Yes, cleansing is urgent, and it is unavoidably urgent for the party to gain back its previous status. People are not ready to welcome or even tolerate the leaders whom they have already tasted and found worthless for all practical purposes.
One may ask who then will be the torch-bearers. The question is simple and the answer is known. CPIM has the largest number of members, and some of them, there are reasons to believe, have not yet been spoiled. They may be chosen from the age group of 20-30. They must be allowed to think and work independent of the unproductive burden of the solid rock of their predecessors.
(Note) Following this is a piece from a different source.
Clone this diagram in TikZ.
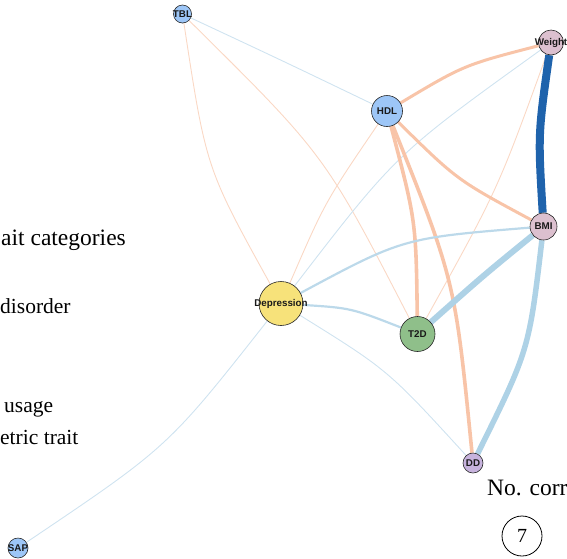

The old and senior lot must be sent to their home or barrack if something good is to be achieved.
CPIM, with the worn leaves completely shredded, may prove demanding in India at this junction of time, but people want to see a new form of the communists, communists who are truly dedicated to democracy and humanity. American imperialism or America (if one does feel annoyed at the touch of the term imperialism) has succeeded in turning India as its happy play ground. The nationalist forces are, it is not a great surprise, ready to sacrifice national interest for regional political expediencies. Hungry humans would go on increasing in millions because of the economic measures the government will go on taking on different pleas in days to come. Time will tell if CPIM can dissociate itself from the sinners who are still very much present within its fold and if it can ensure freedom and democracy in the truest sent of the terms.